The workers also spoke of the total isolation of the logging camps and the impossibility of leaving them.
“On election day [2016 municipal elections], we spent five days out in the woods without food,” said one of the men who worked as a tractor driver. “They didn’t come out to get us to go vote, nobody came out.”
Another worker claims his employer forced him to remain on-site, and didn’t allow communication from the camp to the outside world.
“There isn’t even a way to go out and come back, because the boss won’t allow it. If you don’t stay in the forest for thirty days you lose the job. Only the boss will come over and pass along messages, see how things are. We only receive news,” said the man who has young children in the city of Uruará.
These complaints and the conditions discovered by investigations of logging camps have led to an ongoing investigation into slave labor in the logging sector. Ministry of Labor prosecuting attorney Allan Bruno, who was also part of the operation, received the cases and sent them along to the federal attorney general’s office, which is investigating the possible crimes of withholding salary, threatening lives, as well as for environmental, landholding, and tax issues.
Auditor José Marcelino says labor inspectors are just beginning to understand how the illegal logging industry operates in the region.

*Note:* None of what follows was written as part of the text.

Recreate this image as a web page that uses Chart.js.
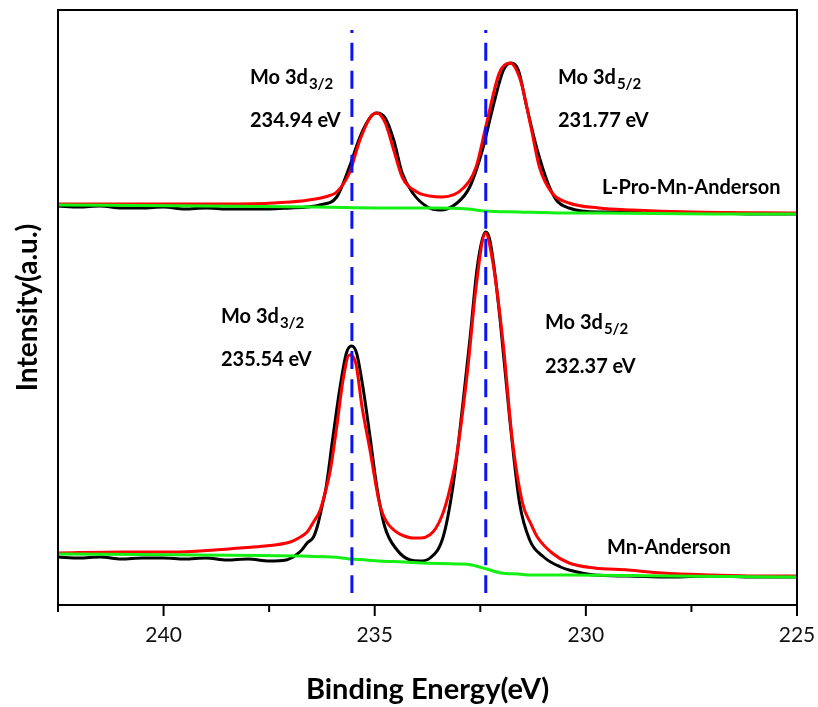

However, what is known is that it is a trade full of economic risk.
“Just cutting down the trees does not guarantee selling the wood,” Marcelino said. “And, since the entrepreneur doesn’t have adequate cash flow, he doesn’t meet the costs of paying the workers what they have the right to.”
This economic risk is coupled for the workers, who may have no choice but to resume working for these illegal operations. Even after receiving his compensation, João said he would go back into the woods, under the same conditions, if he could not arrange for other work in the following months.
Report part of a special feature: Wood and Slavery (“Profissão Madeireiro” english version)
*The names of the workers have been changed in an effort to avoid further violence as interviewees remain at risk.